▶ Data extract:
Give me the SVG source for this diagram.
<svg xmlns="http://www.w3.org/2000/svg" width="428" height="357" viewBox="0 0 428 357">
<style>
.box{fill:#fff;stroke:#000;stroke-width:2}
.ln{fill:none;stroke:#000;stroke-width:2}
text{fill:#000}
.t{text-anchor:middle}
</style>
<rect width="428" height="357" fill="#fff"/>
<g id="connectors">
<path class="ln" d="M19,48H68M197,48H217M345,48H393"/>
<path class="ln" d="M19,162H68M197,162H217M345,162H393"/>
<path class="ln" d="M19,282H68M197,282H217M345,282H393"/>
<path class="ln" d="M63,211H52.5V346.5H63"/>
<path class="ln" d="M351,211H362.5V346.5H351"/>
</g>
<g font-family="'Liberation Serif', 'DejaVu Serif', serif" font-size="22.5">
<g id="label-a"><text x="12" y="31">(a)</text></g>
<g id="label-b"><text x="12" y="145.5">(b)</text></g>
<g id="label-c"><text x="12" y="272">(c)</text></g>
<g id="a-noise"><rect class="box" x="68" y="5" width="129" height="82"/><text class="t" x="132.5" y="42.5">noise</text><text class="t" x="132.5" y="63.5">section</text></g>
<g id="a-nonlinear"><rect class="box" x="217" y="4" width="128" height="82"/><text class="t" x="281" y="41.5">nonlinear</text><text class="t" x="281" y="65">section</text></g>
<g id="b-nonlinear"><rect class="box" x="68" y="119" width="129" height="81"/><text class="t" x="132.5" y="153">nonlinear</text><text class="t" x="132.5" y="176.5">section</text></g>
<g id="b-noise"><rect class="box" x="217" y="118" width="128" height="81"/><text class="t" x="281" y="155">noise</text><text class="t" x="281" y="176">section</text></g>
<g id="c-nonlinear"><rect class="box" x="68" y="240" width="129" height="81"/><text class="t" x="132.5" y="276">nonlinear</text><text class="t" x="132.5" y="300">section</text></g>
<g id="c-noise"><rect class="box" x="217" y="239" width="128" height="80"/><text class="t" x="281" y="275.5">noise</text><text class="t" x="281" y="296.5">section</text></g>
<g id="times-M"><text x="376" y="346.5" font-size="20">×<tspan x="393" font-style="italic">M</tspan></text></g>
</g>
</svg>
==
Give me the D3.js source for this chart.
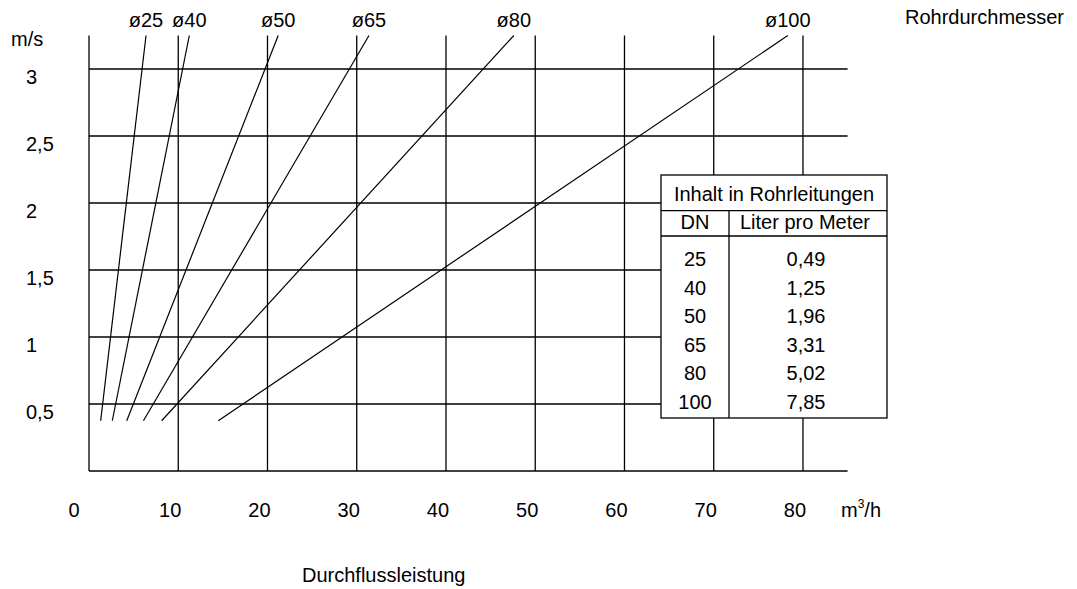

▶ Problem requirements:
Scan the data above; copy every line where "Give" appears.

▶ Final result:
Give me the SVG source for this diagram.
Give me the D3.js source for this chart.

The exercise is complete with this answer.